The court wrote that, although Christou's SOCO nightclubs had sufficient facts to support antitrust standing, it must consider Christou as an individual. The court found that Christou had alleged sufficient facts that there had been an antitrust injury (to his reputation), but not that the injury to Christou as an individual resulted directly from the antitrust violation.

== Case significance ==
In this case, a federal court held that a MySpace friend list could constitute a trade secret. While the court considered the Colorado statute for trade secrets in its decision, other states such as Maryland, Virginia, and the District of Columbia have nearly identical statutes adopted under the Uniform Trade Secrets Act.

The analysis presented by the court, concluding that the MySpace profile held "ancillary information" including contact information, consent to contact, and the ability to contact on behalf of the plaintiffs leveraging their reputation and authority that "cannot be found in public directories" provided a differing viewpoint from past cases, such as Sasqua Group, Inc. v. Courtney, 2010 WL 3613855 (E.D.N.Y. Aug. 2, 2010) which determined that social media connections such as on Facebook or LinkedIn were not in fact trade secrets due to the fact that the lists of connections were available to the public.
Professor of Law Eric Goldman criticized the opinion, saying that it was "opaque and confused." The court holding failed to answer many questions regarding the trade secret ancillary information, such as whether one can copy a MySpace friends list without committing any trade secret misappropriation. Goldman wrote in a blog post that this clearly should be possible. He then pointed out that a user with a copy of the friends list could then send private messages to each of those friends, which again, should not be a violation of trade secret either. Ultimately, he suggested that the decision may have been clearer if the Court treated the account's login credentials as a trade secret instead.

The commentary surrounding this case has been careful to avoid the affirmative declaration that Christou's friends list was a trade secret.
This is because the court's order applied to a motion to dismiss.
An order from this context does not actually certify that the friends list was a trade secret.
Instead, the court concluded "only that Roulier, et al., had not proven that the list could not be a trade secret."
The decision allowed Christou to proceed with his claim, and he would then have to prove that the friends list was a trade secret.
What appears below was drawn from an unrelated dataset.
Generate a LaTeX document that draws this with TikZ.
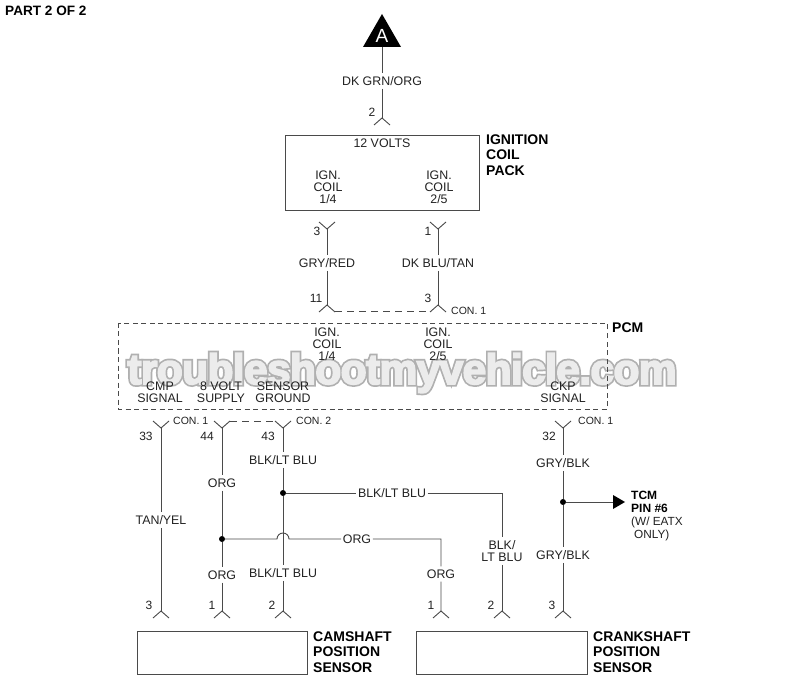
\documentclass[tikz,border=0pt]{standalone}
\usepackage{fontspec}
\setmainfont{Liberation Sans}
\newfontfamily\fatfont[FakeBold=12,LetterSpace=-1.5]{Liberation Sans Bold}
\newfontfamily\markfont[FakeBold=4,LetterSpace=-1.5]{Liberation Sans Bold}
\definecolor{wirecol}{HTML}{4A4A4A}
\definecolor{inkcol}{HTML}{222222}
\definecolor{markedge}{HTML}{B0B0B0}
\definecolor{markfill}{HTML}{ECECEC}
\tikzset{
  wire/.style={draw=wirecol, line width=0.9pt},
  dashwire/.style={wire, dash pattern=on 7pt off 5pt},
  lab/.style={text=inkcol, inner xsep=1.5pt, inner ysep=3pt, align=center, font=\fontsize{12.4}{12}\selectfont},
  pinnum/.style={text=inkcol, inner sep=0pt, font=\fontsize{12}{12}\selectfont},
  conlab/.style={text=inkcol, inner sep=0pt, anchor=west, font=\fontsize{10.5}{12}\selectfont},
  title/.style={text=black, inner sep=0pt, anchor=west, align=left, font=\fontsize{14}{15.3}\selectfont\bfseries},
  dot/.style={circle, fill=black, inner sep=0pt, minimum size=6pt},
  pinbelow/.pic={\draw[wire] (-8,7) -- (0,0) -- (8,7);},
  pinabove/.pic={\draw[wire] (-8,-7) -- (0,0) -- (8,-7);}
}
\begin{document}
\begin{tikzpicture}[x=1pt, y=-1pt]
  \useasboundingbox (0,0) rectangle (800,700);
  \fill[white] (0,0) rectangle (800,700);
  % watermark
  \node[text=markedge, inner sep=0pt] (markback) at (402,373) {\fontsize{42.5}{44}\fatfont troubleshootmyvehicle.com};
  \node[text=markfill, inner sep=0pt] (markfront) at (402,373) {\fontsize{42.5}{44}\markfont troubleshootmyvehicle.com};
  %
  \node[title, font=\fontsize{13.6}{14}\selectfont\bfseries] (part) at (5,11) {PART 2 OF 2};
  %
  % top triangle
  \fill[black] (382,14) -- (401,47) -- (363,47) -- cycle;
  \node[text=white, inner sep=0pt, font=\fontsize{19}{19}\selectfont] (refA) at (382,36) {A};
  \coordinate (triA) at (382,47);
  \coordinate (p2) at (382,118);
  \node[lab] (lDkGrn) at (382,81) {DK GRN/ORG};
  \draw[wire] (triA) -- (lDkGrn) -- (p2);
  \pic at (p2) {pinbelow};
  \node[pinnum] (n2) at (372,112) {2};
  %
  % ignition coil pack
  \draw[wire] (285,135) rectangle (479,210);
  \node[lab] (lVolts) at (382,143) {12 VOLTS};
  \node[lab] (lCoilA) at (328,187.5) {IGN.\\COIL\\1/4};
  \node[lab] (lCoilB) at (439,187.5) {IGN.\\COIL\\2/5};
  \node[title] (tCoil) at (486,155) {IGNITION\\COIL\\PACK};
  %
  % coil wires
  \coordinate (p3a) at (327,229);
  \coordinate (p1a) at (438,229);
  \coordinate (p11) at (327,305);
  \coordinate (p3b) at (438,305);
  \pic at (p3a) {pinabove};
  \pic at (p1a) {pinabove};
  \pic at (p11) {pinbelow};
  \pic at (p3b) {pinbelow};
  \node[lab] (lGryRed) at (327,263) {GRY/RED};
  \node[lab] (lDkBlu) at (438,263) {DK BLU/TAN};
  \draw[wire] (p3a) -- (lGryRed) -- (p11);
  \draw[wire] (p1a) -- (lDkBlu) -- (p3b);
  \draw[dashwire] (335,311.5) -- (431,311.5);
  \node[pinnum] (n3a) at (317,231) {3};
  \node[pinnum] (n1a) at (428,231) {1};
  \node[pinnum] (n11) at (316,298) {11};
  \node[pinnum] (n3b) at (428,298) {3};
  \node[conlab] (con1a) at (451,311) {CON. 1};
  %
  % pcm
  \draw[wirecol, line width=0.8pt, dash pattern=on 5pt off 3.5pt] (118,323) rectangle (607,409);
  \node[title] (tPcm) at (612,328) {PCM};
  \node[lab] (lPcmA) at (327,344) {IGN.\\COIL\\1/4};
  \node[lab] (lPcmB) at (438,344) {IGN.\\COIL\\2/5};
  \node[lab] (lCmp) at (160,392) {CMP\\SIGNAL};
  \node[lab] (lSupply) at (221,392) {8 VOLT\\SUPPLY};
  \node[lab] (lGround) at (283,392) {SENSOR\\GROUND};
  \node[lab] (lCkp) at (563,392) {CKP\\SIGNAL};
  %
  % pcm pins
  \foreach \pname/\px in {t33/161, t44/222, t43/283, t32/563}{
    \coordinate (\pname) at (\px,428);
    \pic at (\pname) {pinabove};
  }
  \foreach \pname/\px in {b3a/161, b1a/222, b2a/283, b1b/441, b2b/502, b3b/563}{
    \coordinate (\pname) at (\px,611);
    \pic at (\pname) {pinbelow};
  }
  \draw[dashwire] (230,421) -- (275,421);
  \node[conlab] (con1b) at (173,421) {CON. 1};
  \node[conlab] (con2) at (296,421) {CON. 2};
  \node[conlab] (con1c) at (578,421) {CON. 1};
  \node[pinnum] (n33) at (146,436) {33};
  \node[pinnum] (n44) at (207,436) {44};
  \node[pinnum] (n43) at (268,436) {43};
  \node[pinnum] (n32) at (549,436) {32};
  \node[pinnum] (n3c) at (149,605) {3};
  \node[pinnum] (n1c) at (212,605) {1};
  \node[pinnum] (n2c) at (272,605) {2};
  \node[pinnum] (n1d) at (431,605) {1};
  \node[pinnum] (n2d) at (491,605) {2};
  \node[pinnum] (n3d) at (552,605) {3};
  %
  % cmp wire
  \node[lab] (lTan) at (161,520) {TAN/YEL};
  \draw[wire] (t33) -- (lTan) -- (b3a);
  %
  % org wires
  \node[dot] (jOrg) at (222,539) {};
  \node[lab] (lOrgA) at (222,483) {ORG};
  \node[lab] (lOrgB) at (222,575) {ORG};
  \node[lab] (lOrgC) at (357,539) {ORG};
  \node[lab] (lOrgD) at (441,574) {ORG};
  \coordinate (cOrg) at (441,539);
  \coordinate (hopL) at (277,539);
  \draw[wire] (jOrg) -- (hopL) arc[start angle=180, end angle=360, radius=6] -- (lOrgC) -- (cOrg) -- (lOrgD) -- (b1b);
  \draw[wire] (t44) -- (lOrgA) -- (jOrg) -- (lOrgB) -- (b1a);
  %
  % ground wires
  \node[dot] (jGnd) at (283,493) {};
  \node[lab] (lGndA) at (283,460) {BLK/LT BLU};
  \node[lab] (lGndB) at (283,573) {BLK/LT BLU};
  \node[lab] (lGndC) at (392,493) {BLK/LT BLU};
  \node[lab] (lGndD) at (502,551) {BLK/\\LT BLU};
  \coordinate (cGnd) at (502,493);
  \draw[wire] (t43) -- (lGndA) -- (jGnd) -- (lGndB) -- (b2a);
  \draw[wire] (jGnd) -- (lGndC) -- (cGnd) -- (lGndD) -- (b2b);
  %
  % ckp wire
  \node[dot] (jCkp) at (563,502) {};
  \node[lab] (lGryA) at (563,463) {GRY/BLK};
  \node[lab] (lGryB) at (563,555) {GRY/BLK};
  \coordinate (tipTcm) at (613,502);
  \draw[wire] (t32) -- (lGryA) -- (jCkp) -- (lGryB) -- (b3b);
  \draw[wire] (jCkp) -- (tipTcm);
  \fill[black] (613,495) -- (625,502) -- (613,509) -- cycle;
  \node[title, font=\fontsize{12}{13.2}\selectfont\bfseries] (tTcm) at (631,501.5) {TCM\\PIN \#6};
  \node[text=inkcol, inner sep=0pt, anchor=west, align=left, font=\fontsize{11.8}{13}\selectfont] (tEatx) at (631,528.5) {(W/ EATX\\\hspace*{3pt}ONLY)};
  %
  % sensors
  \draw[wire] (137,631) rectangle (307,674);
  \draw[wire] (416,631) rectangle (587,674);
  \node[title] (tCam) at (313,652) {CAMSHAFT\\POSITION\\SENSOR};
  \node[title] (tCrank) at (593,652) {CRANKSHAFT\\POSITION\\SENSOR};
\end{tikzpicture}
\end{document}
Plaintiffs’ trade secret claims subsequently survived a motion for summary judgment and proceeded through trial. At the conclusion of the parties’ presentation of evidence, Plaintiffs voluntarily dismissed their trade secret claims as a tactic to force the jury to focus on the antitrust claims.

In a similar case regarding whether social media accounts could be held as trade secrets, PhoneDog v. Kravitz, the United States District Court for the Northern District of California determined that Twitter follower lists and passwords could constitute trade secrets.

Law firm Hahn Loeser ranked this case #7 in its Trade Secret Litigator's Top 10 Trade Secret and Non-Compete Cases of 2012. The list envisioned that businesses would soon come to terms with the increasing importance of corporate social media account ownership policies, and that there would be fewer such disputes.